▶ _STATED PROBLEM_: Restate the opening lines of the material below word for word, stopping after the line that contains "fig = plt.figure(figsize=(W".

▶ _DATASET RECORDS_:
• • • •

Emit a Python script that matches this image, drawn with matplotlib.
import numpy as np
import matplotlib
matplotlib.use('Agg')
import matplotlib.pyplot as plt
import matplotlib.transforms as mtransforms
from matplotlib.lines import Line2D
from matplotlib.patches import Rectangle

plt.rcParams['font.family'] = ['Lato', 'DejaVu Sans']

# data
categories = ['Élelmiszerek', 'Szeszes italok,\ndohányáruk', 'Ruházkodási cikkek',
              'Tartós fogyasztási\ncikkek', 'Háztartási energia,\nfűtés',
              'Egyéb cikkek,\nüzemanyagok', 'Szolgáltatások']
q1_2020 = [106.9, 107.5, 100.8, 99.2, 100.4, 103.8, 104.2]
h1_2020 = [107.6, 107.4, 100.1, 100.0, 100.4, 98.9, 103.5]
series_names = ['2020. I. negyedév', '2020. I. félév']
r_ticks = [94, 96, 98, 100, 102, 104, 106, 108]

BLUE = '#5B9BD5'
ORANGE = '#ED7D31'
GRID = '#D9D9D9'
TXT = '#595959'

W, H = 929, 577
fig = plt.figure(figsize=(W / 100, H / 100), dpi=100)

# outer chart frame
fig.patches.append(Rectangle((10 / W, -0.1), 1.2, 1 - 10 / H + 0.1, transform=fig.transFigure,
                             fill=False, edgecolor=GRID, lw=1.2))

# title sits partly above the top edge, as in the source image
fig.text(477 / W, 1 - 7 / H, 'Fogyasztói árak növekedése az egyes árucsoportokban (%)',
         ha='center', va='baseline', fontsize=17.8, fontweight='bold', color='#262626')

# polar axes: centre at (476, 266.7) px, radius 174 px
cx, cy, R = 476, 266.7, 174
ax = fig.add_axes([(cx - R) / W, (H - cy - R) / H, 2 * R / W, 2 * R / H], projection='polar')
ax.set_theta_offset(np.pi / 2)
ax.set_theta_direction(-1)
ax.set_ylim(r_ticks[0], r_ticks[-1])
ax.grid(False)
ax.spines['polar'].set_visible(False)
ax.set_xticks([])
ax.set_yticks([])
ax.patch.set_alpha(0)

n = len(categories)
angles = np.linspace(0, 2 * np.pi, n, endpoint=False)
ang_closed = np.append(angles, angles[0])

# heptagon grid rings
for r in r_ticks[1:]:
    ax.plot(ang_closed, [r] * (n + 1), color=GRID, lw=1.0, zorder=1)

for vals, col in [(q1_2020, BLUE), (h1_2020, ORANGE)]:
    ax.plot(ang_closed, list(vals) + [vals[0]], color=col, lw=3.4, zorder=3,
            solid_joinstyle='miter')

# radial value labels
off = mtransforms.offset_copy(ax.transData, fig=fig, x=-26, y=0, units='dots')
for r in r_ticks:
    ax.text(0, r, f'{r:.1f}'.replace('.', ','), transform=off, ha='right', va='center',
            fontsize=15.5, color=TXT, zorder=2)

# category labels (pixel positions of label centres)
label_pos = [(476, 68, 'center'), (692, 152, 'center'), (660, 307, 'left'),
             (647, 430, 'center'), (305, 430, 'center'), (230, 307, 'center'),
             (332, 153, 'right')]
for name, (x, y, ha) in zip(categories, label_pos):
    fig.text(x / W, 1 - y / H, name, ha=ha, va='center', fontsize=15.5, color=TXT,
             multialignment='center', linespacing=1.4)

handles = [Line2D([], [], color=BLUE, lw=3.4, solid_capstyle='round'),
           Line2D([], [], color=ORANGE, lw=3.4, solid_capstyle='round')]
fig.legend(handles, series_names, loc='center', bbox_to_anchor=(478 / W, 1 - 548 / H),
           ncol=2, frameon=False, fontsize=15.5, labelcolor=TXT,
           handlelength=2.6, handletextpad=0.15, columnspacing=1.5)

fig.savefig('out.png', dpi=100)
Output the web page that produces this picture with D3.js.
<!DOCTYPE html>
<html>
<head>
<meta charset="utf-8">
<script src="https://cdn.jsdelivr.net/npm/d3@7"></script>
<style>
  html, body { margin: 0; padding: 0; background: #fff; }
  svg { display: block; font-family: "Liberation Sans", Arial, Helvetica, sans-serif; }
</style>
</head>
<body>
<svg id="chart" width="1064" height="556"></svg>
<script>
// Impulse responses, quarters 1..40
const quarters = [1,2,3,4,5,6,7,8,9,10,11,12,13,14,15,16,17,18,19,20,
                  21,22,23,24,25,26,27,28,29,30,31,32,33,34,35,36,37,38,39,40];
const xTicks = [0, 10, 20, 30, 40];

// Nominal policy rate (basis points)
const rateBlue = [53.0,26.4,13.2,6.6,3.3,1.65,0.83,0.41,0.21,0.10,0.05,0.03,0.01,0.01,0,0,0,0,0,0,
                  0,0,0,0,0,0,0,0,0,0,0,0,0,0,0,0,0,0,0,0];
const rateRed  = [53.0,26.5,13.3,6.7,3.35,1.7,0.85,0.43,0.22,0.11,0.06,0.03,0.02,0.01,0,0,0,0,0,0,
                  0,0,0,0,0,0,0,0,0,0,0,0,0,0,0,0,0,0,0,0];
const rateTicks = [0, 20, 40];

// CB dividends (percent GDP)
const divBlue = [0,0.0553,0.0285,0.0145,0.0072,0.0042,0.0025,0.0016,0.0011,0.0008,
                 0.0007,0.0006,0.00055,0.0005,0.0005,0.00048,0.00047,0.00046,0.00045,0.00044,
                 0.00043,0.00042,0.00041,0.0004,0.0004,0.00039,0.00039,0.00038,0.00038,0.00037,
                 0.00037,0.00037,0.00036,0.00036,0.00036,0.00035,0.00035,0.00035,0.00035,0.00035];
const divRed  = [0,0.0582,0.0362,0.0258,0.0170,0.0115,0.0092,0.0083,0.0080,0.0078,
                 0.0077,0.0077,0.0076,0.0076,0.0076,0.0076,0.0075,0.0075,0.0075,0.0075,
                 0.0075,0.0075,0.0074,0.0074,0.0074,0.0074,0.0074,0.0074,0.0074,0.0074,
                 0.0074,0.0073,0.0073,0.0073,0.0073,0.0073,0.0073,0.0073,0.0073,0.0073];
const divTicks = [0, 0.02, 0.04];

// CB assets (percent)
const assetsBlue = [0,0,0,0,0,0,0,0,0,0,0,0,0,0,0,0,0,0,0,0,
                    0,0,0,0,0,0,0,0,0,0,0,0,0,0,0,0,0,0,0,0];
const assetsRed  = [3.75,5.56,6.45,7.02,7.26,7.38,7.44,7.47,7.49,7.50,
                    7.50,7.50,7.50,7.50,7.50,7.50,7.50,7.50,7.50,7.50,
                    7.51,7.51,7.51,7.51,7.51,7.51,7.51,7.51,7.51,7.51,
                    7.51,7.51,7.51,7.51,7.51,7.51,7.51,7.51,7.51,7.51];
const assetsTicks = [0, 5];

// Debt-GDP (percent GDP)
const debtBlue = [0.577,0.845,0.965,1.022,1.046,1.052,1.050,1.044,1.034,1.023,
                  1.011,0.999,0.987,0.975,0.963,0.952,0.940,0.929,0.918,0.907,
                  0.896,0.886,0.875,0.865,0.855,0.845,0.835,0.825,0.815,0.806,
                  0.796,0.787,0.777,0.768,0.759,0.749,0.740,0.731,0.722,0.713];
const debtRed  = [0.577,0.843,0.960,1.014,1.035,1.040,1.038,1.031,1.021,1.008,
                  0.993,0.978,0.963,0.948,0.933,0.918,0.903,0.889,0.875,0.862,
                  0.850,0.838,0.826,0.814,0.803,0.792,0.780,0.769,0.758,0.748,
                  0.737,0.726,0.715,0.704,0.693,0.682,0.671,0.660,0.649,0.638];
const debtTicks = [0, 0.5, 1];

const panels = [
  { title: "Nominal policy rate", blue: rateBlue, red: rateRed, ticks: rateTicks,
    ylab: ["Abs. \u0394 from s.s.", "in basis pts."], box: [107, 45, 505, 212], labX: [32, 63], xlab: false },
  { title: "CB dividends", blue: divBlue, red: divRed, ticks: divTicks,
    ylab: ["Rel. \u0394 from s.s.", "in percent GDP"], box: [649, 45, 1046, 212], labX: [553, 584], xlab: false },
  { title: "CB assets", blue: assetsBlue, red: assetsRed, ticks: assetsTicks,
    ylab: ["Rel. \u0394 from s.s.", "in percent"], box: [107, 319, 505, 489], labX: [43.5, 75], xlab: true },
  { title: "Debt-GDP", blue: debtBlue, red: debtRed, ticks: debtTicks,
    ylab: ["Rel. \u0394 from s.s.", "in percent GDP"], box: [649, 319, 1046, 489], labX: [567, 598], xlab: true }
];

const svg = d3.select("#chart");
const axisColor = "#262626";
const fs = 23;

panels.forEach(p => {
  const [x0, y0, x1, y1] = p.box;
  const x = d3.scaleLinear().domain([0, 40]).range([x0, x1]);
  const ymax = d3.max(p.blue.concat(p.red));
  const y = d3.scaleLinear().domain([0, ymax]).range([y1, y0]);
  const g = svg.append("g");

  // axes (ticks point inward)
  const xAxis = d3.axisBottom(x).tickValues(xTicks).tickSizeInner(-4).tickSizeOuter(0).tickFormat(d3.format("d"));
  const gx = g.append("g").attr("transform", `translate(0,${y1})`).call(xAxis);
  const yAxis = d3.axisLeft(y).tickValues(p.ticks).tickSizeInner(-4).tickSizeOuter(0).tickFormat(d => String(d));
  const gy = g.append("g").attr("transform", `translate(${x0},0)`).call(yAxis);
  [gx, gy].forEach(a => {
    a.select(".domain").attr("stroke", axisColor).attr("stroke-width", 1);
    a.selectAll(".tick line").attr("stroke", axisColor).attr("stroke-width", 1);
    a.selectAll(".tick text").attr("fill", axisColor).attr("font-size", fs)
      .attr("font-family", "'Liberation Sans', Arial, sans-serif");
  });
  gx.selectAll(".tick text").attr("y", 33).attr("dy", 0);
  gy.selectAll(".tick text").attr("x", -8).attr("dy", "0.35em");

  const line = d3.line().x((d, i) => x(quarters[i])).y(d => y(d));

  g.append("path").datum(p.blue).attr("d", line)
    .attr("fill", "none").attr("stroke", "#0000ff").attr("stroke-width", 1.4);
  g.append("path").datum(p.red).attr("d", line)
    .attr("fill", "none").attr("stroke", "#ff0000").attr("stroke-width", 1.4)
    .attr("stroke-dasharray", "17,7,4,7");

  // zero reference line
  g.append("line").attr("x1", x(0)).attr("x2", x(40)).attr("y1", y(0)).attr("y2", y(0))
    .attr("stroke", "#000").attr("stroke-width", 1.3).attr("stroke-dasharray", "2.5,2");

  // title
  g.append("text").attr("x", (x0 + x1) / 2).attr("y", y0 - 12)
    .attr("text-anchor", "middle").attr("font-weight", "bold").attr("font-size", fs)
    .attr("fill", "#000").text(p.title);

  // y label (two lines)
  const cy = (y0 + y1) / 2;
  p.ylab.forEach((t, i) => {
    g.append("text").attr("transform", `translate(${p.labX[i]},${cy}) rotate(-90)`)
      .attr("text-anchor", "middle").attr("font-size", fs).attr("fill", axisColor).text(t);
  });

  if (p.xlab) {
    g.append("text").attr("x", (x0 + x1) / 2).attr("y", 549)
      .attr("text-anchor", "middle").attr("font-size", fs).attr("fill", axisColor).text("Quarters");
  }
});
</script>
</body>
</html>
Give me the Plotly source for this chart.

• • • •

▶ _CORRECT OUTPUT_:
Emit a Python script that matches this image, drawn with matplotlib.
import numpy as np
import matplotlib
matplotlib.use('Agg')
import matplotlib.pyplot as plt
import matplotlib.transforms as mtransforms
from matplotlib.lines import Line2D
from matplotlib.patches import Rectangle

plt.rcParams['font.family'] = ['Lato', 'DejaVu Sans']

# data
categories = ['Élelmiszerek', 'Szeszes italok,\ndohányáruk', 'Ruházkodási cikkek',
              'Tartós fogyasztási\ncikkek', 'Háztartási energia,\nfűtés',
              'Egyéb cikkek,\nüzemanyagok', 'Szolgáltatások']
q1_2020 = [106.9, 107.5, 100.8, 99.2, 100.4, 103.8, 104.2]
h1_2020 = [107.6, 107.4, 100.1, 100.0, 100.4, 98.9, 103.5]
series_names = ['2020. I. negyedév', '2020. I. félév']
r_ticks = [94, 96, 98, 100, 102, 104, 106, 108]

BLUE = '#5B9BD5'
ORANGE = '#ED7D31'
GRID = '#D9D9D9'
TXT = '#595959'

W, H = 929, 577
fig = plt.figure(figsize=(W / 100, H / 100), dpi=100)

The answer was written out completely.